In my mouth, flavor is the dominant component. Temperature only matters if the food has fats or volatiles with a phase transition temperature between 25 and 40 degC. If food is too hot, I taste burning heat instead of flavor, and when it's too cold, the ice crystals numb my taste buds. But in between, my perception of the flavor is more affected by chemical composition than temperature. Room-temperature french fries are fine. You can chew them up without burning your mouth. Refrigerated fries aren't quite as good, because the fats solidify and the flavoring volatiles don't vaporize as readily. So pop them in the microwave, and they're good again.
For many people, texture is a major component of the enjoyment of fries. Room-temperature fries are limp and rubbery, and microwaving them does not restore their original crisp texture. (Though heating them in a toaster over does, and fairly quickly.)
> The temperature of food can be easily changed with the ubiquitous household appliances called "refrigerator" and "microwave oven". And it isn't as though a drop in temperature of 5 degrees changes the flavor.
You know, that gives me an idea for a science fair project. Conduct a blind taste test for the same food prepared in different ways. I'm thinking hot dogs, though.

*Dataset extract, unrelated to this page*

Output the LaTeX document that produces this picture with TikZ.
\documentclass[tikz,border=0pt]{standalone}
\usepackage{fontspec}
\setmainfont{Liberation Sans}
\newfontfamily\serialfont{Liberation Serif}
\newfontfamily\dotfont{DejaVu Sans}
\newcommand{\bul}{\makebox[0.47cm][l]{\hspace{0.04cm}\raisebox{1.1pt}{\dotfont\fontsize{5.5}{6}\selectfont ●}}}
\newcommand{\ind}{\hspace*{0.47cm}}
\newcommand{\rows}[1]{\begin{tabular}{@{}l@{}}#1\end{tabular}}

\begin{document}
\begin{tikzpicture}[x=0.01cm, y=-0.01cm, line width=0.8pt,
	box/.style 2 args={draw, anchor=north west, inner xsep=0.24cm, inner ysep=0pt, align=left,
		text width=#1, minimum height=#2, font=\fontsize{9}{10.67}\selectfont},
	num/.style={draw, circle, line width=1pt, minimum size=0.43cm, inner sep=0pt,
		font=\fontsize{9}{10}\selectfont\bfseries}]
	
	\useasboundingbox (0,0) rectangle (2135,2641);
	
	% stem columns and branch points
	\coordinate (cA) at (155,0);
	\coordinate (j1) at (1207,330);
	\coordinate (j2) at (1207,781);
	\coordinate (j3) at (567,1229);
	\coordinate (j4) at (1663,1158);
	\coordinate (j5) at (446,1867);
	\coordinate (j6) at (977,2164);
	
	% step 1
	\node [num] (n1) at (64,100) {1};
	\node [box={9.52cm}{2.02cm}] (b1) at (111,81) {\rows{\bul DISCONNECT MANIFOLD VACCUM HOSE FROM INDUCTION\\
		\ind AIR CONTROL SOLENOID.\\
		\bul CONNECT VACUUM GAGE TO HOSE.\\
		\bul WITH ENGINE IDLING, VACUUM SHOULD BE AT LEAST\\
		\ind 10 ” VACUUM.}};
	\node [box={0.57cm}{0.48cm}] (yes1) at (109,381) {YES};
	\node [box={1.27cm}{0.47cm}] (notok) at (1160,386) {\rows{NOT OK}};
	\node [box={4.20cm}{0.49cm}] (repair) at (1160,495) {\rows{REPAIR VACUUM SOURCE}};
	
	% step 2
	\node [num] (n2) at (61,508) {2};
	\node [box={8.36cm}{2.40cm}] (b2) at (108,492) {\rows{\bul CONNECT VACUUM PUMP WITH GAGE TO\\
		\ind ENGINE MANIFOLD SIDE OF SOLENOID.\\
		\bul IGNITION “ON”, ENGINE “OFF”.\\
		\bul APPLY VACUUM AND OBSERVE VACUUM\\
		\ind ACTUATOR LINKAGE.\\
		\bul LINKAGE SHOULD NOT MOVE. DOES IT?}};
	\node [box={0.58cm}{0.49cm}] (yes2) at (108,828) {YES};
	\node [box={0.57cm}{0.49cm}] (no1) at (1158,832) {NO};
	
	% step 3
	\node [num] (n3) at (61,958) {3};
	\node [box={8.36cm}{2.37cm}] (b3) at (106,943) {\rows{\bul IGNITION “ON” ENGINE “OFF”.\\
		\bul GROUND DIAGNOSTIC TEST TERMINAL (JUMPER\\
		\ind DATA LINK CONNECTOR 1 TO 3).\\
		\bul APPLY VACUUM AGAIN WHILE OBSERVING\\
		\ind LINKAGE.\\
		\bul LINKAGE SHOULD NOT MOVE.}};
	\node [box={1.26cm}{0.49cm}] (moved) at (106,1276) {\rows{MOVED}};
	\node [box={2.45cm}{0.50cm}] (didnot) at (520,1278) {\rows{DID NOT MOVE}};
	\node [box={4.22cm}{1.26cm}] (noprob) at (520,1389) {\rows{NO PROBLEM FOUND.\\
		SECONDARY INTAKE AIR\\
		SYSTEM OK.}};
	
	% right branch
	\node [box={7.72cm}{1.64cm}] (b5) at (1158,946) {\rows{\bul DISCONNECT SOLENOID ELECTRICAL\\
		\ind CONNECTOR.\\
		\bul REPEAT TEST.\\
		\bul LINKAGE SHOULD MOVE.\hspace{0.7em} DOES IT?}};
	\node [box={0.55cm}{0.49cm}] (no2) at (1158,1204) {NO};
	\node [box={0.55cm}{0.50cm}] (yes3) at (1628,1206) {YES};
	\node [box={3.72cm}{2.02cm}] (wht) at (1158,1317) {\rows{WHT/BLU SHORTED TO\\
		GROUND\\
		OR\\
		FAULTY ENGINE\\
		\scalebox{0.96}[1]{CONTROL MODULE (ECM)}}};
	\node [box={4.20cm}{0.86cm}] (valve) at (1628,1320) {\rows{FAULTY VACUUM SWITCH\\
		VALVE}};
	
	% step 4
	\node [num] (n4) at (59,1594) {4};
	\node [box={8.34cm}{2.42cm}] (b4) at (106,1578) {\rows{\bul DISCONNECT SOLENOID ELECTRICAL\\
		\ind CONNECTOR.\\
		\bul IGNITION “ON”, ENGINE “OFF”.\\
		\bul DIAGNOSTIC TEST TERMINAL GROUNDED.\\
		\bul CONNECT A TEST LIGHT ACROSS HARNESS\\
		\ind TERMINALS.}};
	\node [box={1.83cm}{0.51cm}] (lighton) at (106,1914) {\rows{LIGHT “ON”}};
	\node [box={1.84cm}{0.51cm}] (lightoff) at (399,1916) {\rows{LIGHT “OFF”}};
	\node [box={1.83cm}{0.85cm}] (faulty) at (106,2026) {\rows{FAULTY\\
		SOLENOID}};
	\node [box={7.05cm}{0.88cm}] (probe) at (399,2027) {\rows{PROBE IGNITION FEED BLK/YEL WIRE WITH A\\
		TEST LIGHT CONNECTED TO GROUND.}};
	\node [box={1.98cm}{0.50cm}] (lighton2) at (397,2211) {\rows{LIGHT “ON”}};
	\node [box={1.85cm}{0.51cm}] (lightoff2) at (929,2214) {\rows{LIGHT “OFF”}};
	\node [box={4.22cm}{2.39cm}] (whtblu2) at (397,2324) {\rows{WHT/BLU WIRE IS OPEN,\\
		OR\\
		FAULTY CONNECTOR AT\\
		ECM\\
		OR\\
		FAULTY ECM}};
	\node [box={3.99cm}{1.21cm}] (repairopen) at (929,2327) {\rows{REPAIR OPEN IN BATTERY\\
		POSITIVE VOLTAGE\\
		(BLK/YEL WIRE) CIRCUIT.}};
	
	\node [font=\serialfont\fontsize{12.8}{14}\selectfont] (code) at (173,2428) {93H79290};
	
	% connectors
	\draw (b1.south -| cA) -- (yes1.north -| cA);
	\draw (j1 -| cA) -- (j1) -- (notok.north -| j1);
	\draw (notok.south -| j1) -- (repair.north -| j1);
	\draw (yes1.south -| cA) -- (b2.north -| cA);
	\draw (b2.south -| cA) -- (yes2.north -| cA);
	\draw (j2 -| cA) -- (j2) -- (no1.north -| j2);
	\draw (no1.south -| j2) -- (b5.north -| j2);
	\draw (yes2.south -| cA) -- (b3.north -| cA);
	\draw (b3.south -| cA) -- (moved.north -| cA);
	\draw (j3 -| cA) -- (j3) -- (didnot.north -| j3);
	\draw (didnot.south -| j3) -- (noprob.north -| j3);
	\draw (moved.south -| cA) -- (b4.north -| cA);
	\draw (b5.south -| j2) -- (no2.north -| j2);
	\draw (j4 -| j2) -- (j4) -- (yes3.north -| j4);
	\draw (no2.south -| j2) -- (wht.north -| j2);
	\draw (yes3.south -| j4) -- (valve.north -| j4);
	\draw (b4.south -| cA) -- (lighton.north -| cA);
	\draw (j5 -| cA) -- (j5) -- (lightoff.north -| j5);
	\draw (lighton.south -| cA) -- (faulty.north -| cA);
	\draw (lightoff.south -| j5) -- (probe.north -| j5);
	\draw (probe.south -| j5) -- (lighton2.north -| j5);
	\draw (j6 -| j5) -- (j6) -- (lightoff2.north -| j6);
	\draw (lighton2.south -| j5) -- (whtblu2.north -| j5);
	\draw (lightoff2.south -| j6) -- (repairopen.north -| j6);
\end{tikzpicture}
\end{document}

I'm puzzled by your response. You list some stats about waste and that justifies what the guy is doing? Of course it's probably hyperbole but people are working hard to defend this guy's statement.
It seems like a growing number of comments on Hacker News are of this virtue signalling, amplify the problem but offer no solutions variety. This is not the hacker ethos.
The hacker looks at your parent and says woah -- grocers throw away 30% of food? There's a startup opportunity. And when they succeed they accomplish more than all the hand wringing in the world about someone else not doing their part.
I think even bigger is the 10:1 gains or more you lose feeding crops to animals. If we all went vegan we would almost instantly double our food supply.
It's fairly normal. In the first world, we waste a lot of food because consumers can afford to be picky or forgetful. In the third world, they waste a lot of food because storage and distribution infrastructure is worse.
Well, it is. So don't be wasting water unnecessarily. If you spent time and money eating at McDonald's why would you throw it away? Our society wastes a lot for sure so try not to. Don't go to McDonald's in the first place.
We don't have a water shortage problem just like we don't have a food shortage problem. We have a water/food distribution problem. Throwing away a burger in the US takes nothing away from Africa.
If you bought this burger, you already gave back to society by paying for it. It has zero influence on the rest of the society whether it goes through your belly or not before being disposed.
Respectful sure, but I could argue I'm disrespectful to the world's poor every time I light a joint, kick back on my couch, pig out on taco Bell, and watch Vikings in my air conditioned condo.
1. Whether or not I eat the food is irrelevant to the poor.
2. The amount of food I order is completely up to me. I usually order, and eat, more than I need to survive (because I'm stoned). I revel in the decadence and my ability to buy and eat so much food I'm disgustingly full. I could argue that I do this to "flaunt" my wealth and privilege.
(really, I do it because I grew up dirt poor and hungry, so I gain inordinate pleasure from excess. Probably unhealthy, but it's my birthday and I'll cry if I want to)
Only if you threw it away instead of giving it to a poor, starving person. Between two choice of eating it or throwing it out, neither affects the hungry any more than the other.